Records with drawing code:
┌──
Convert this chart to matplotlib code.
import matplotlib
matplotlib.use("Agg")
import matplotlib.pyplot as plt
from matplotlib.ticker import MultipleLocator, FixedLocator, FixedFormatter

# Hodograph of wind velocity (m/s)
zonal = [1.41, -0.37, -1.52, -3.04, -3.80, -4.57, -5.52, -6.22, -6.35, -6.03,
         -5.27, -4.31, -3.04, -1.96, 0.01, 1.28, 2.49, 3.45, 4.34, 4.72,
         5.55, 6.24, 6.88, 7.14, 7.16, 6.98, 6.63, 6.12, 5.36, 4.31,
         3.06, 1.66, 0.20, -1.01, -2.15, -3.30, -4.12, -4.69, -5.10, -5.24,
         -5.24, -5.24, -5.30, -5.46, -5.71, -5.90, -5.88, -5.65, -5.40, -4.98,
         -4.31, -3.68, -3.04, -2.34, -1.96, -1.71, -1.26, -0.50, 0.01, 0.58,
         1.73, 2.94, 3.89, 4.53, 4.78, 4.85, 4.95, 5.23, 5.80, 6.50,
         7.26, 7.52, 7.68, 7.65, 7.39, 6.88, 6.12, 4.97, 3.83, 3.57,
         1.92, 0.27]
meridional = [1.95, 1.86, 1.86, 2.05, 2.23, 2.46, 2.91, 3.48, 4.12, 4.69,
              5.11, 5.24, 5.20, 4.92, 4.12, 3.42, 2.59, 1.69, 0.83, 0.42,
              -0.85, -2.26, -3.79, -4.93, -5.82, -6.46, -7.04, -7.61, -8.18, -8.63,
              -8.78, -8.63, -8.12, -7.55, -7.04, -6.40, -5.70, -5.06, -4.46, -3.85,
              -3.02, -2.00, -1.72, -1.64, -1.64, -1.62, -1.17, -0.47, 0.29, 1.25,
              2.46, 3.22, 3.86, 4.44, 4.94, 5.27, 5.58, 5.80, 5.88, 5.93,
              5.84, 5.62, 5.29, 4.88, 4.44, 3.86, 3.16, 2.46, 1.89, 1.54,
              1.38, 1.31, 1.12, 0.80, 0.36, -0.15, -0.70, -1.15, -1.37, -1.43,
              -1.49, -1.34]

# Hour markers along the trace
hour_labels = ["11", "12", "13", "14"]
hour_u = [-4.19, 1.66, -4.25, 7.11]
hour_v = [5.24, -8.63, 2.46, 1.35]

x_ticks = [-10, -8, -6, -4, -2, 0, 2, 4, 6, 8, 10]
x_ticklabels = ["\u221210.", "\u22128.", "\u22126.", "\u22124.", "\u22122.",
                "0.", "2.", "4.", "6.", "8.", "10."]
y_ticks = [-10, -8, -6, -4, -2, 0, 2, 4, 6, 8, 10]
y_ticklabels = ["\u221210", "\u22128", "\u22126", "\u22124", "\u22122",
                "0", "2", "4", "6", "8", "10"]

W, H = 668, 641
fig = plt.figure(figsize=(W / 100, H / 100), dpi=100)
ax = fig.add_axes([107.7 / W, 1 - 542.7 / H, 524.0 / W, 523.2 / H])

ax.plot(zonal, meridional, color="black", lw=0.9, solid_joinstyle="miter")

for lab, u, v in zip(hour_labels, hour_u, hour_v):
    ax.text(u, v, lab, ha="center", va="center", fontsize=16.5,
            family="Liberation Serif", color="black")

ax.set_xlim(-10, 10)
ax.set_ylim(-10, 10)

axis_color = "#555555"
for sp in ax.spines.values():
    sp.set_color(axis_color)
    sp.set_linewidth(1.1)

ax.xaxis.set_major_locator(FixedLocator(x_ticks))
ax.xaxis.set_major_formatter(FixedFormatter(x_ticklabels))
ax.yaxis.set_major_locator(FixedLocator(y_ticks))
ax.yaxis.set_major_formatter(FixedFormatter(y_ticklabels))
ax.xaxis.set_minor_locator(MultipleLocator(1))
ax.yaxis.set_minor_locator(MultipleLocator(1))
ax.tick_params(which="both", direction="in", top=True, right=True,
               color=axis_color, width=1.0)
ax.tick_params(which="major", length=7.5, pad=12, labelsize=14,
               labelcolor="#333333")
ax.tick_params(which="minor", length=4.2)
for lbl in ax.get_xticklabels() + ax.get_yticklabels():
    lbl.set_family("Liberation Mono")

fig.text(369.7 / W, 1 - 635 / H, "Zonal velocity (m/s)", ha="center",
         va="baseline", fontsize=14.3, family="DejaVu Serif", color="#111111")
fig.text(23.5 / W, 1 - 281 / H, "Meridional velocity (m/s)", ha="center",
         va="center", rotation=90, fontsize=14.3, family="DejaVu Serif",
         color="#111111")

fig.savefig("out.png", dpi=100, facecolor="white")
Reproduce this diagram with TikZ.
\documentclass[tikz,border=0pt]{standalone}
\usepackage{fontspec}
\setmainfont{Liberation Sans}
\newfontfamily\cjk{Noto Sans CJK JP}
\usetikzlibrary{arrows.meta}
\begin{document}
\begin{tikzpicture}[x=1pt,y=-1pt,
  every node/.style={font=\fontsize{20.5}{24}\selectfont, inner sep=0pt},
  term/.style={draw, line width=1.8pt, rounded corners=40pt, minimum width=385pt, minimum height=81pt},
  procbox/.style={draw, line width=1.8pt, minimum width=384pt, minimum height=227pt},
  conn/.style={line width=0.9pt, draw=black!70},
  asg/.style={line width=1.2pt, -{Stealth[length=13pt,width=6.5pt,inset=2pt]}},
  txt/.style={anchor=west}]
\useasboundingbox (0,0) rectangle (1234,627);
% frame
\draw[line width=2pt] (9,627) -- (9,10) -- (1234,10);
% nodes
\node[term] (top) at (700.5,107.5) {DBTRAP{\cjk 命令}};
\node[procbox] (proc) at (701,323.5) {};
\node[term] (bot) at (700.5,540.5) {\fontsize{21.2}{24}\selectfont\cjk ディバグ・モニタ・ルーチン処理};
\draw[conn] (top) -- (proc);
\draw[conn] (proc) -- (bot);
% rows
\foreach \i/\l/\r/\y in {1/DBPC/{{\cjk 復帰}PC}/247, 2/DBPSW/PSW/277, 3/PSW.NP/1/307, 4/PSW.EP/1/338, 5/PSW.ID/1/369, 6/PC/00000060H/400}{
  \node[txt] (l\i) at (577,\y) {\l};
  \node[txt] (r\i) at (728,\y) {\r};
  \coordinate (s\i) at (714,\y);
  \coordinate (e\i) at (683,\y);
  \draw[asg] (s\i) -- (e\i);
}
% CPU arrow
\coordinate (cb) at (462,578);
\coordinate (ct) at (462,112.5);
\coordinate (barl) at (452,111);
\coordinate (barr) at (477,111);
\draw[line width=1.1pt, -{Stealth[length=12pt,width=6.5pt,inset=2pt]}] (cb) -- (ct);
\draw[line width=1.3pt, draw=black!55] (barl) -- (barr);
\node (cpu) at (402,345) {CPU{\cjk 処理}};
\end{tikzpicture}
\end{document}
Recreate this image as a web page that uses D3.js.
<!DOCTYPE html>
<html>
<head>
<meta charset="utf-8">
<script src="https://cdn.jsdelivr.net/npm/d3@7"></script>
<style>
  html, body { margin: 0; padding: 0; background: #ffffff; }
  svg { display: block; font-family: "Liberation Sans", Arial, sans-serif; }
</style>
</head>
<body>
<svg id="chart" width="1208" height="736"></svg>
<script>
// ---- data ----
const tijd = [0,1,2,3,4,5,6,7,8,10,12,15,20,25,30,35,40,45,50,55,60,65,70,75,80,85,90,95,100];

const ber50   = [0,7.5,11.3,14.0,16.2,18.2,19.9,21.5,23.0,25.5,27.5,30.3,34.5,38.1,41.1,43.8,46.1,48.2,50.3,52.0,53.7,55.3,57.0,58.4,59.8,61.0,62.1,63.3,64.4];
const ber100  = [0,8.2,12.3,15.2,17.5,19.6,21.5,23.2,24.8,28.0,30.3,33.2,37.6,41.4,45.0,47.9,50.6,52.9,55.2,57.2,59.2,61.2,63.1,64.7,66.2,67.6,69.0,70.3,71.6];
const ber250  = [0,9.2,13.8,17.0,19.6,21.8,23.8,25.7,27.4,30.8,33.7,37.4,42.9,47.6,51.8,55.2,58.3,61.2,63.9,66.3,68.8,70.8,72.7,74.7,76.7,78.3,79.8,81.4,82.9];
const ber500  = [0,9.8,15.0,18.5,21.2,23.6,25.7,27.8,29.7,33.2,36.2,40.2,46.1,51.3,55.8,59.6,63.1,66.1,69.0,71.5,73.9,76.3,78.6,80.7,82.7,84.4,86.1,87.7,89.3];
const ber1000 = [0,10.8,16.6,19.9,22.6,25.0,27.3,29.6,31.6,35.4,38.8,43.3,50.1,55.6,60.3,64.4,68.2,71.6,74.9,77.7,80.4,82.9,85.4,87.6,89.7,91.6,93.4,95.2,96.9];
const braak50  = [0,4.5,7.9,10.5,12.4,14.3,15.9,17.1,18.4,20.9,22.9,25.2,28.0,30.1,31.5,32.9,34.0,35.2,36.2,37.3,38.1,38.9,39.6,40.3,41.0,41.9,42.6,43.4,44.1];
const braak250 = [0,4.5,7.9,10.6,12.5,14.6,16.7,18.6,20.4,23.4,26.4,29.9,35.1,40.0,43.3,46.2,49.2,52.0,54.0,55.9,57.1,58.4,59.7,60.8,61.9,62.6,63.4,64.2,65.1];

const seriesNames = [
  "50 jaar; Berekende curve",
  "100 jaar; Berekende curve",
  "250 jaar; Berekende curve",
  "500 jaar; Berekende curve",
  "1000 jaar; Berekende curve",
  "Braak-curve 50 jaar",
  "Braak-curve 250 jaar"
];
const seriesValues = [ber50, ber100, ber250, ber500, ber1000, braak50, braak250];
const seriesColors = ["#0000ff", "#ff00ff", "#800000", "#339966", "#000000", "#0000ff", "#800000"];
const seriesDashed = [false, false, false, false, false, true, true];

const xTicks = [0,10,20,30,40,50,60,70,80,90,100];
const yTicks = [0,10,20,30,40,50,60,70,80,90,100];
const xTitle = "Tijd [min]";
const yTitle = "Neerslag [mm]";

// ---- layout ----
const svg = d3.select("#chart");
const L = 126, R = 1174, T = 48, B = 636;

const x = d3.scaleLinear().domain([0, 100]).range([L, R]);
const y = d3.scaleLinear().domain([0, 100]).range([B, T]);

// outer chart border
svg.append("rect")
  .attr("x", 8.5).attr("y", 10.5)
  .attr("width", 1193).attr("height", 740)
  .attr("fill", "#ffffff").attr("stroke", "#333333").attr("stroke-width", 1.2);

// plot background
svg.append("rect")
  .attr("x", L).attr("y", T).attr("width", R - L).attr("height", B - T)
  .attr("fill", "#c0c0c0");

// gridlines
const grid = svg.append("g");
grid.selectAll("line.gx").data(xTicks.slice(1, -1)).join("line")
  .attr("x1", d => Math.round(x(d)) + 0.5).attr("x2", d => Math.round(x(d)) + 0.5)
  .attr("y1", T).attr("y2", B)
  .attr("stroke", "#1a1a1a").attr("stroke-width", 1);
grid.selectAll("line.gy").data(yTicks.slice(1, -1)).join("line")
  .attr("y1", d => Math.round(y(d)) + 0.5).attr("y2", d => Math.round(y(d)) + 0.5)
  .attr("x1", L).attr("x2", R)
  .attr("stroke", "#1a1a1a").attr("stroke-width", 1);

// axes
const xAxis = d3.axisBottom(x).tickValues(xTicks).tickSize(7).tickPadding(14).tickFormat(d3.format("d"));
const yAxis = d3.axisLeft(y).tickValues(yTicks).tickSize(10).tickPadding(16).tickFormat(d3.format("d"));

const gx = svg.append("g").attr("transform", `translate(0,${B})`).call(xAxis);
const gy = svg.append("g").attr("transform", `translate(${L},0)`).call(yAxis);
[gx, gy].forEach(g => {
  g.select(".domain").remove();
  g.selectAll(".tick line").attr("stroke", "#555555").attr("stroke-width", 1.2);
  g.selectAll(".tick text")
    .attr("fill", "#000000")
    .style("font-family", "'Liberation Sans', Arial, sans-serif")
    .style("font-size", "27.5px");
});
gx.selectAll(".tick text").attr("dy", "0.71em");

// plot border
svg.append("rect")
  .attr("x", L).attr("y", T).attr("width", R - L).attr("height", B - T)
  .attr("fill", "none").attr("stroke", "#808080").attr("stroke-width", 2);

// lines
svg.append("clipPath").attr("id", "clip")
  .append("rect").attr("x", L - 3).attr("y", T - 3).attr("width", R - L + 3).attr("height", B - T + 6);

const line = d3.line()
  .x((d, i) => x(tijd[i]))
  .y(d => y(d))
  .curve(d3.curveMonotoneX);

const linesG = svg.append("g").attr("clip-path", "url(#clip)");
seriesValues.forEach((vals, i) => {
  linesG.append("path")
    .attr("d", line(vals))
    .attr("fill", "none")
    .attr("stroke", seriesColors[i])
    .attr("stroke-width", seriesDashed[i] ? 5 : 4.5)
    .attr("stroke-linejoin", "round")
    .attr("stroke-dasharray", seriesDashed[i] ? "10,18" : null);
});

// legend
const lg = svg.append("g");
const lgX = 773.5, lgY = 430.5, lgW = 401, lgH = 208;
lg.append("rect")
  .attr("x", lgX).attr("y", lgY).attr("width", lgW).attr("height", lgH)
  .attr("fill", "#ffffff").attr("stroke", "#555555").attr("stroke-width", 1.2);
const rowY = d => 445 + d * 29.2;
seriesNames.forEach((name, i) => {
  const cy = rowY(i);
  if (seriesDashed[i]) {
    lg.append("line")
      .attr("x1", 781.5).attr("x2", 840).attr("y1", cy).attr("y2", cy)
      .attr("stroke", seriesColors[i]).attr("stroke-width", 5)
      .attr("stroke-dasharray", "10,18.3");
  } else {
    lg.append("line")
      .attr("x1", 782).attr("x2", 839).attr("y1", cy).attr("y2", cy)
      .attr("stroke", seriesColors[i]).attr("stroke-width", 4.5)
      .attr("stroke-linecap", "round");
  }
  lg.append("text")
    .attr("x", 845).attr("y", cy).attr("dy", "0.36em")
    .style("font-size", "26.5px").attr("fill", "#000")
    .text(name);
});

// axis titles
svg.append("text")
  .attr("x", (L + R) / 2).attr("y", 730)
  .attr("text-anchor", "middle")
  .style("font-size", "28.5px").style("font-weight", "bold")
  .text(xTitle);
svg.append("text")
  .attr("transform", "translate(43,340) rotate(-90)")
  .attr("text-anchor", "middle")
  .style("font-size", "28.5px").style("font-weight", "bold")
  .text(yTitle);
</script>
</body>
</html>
└──
EXERCISE OBJECTIVE —
Make an exact transcription of the lines from the line with "Recreate this image" through the line with "false, true, true];", inclusive, omitting all others.

TASK OUTPUT —
Recreate this image as a web page that uses D3.js.
<!DOCTYPE html>
<html>
<head>
<meta charset="utf-8">
<script src="https://cdn.jsdelivr.net/npm/d3@7"></script>
<style>
  html, body { margin: 0; padding: 0; background: #ffffff; }
  svg { display: block; font-family: "Liberation Sans", Arial, sans-serif; }
</style>
</head>
<body>
<svg id="chart" width="1208" height="736"></svg>
<script>
// ---- data ----
const tijd = [0,1,2,3,4,5,6,7,8,10,12,15,20,25,30,35,40,45,50,55,60,65,70,75,80,85,90,95,100];

const ber50   = [0,7.5,11.3,14.0,16.2,18.2,19.9,21.5,23.0,25.5,27.5,30.3,34.5,38.1,41.1,43.8,46.1,48.2,50.3,52.0,53.7,55.3,57.0,58.4,59.8,61.0,62.1,63.3,64.4];
const ber100  = [0,8.2,12.3,15.2,17.5,19.6,21.5,23.2,24.8,28.0,30.3,33.2,37.6,41.4,45.0,47.9,50.6,52.9,55.2,57.2,59.2,61.2,63.1,64.7,66.2,67.6,69.0,70.3,71.6];
const ber250  = [0,9.2,13.8,17.0,19.6,21.8,23.8,25.7,27.4,30.8,33.7,37.4,42.9,47.6,51.8,55.2,58.3,61.2,63.9,66.3,68.8,70.8,72.7,74.7,76.7,78.3,79.8,81.4,82.9];
const ber500  = [0,9.8,15.0,18.5,21.2,23.6,25.7,27.8,29.7,33.2,36.2,40.2,46.1,51.3,55.8,59.6,63.1,66.1,69.0,71.5,73.9,76.3,78.6,80.7,82.7,84.4,86.1,87.7,89.3];
const ber1000 = [0,10.8,16.6,19.9,22.6,25.0,27.3,29.6,31.6,35.4,38.8,43.3,50.1,55.6,60.3,64.4,68.2,71.6,74.9,77.7,80.4,82.9,85.4,87.6,89.7,91.6,93.4,95.2,96.9];
const braak50  = [0,4.5,7.9,10.5,12.4,14.3,15.9,17.1,18.4,20.9,22.9,25.2,28.0,30.1,31.5,32.9,34.0,35.2,36.2,37.3,38.1,38.9,39.6,40.3,41.0,41.9,42.6,43.4,44.1];
const braak250 = [0,4.5,7.9,10.6,12.5,14.6,16.7,18.6,20.4,23.4,26.4,29.9,35.1,40.0,43.3,46.2,49.2,52.0,54.0,55.9,57.1,58.4,59.7,60.8,61.9,62.6,63.4,64.2,65.1];

const seriesNames = [
  "50 jaar; Berekende curve",
  "100 jaar; Berekende curve",
  "250 jaar; Berekende curve",
  "500 jaar; Berekende curve",
  "1000 jaar; Berekende curve",
  "Braak-curve 50 jaar",
  "Braak-curve 250 jaar"
];
const seriesValues = [ber50, ber100, ber250, ber500, ber1000, braak50, braak250];
const seriesColors = ["#0000ff", "#ff00ff", "#800000", "#339966", "#000000", "#0000ff", "#800000"];
const seriesDashed = [false, false, false, false, false, true, true];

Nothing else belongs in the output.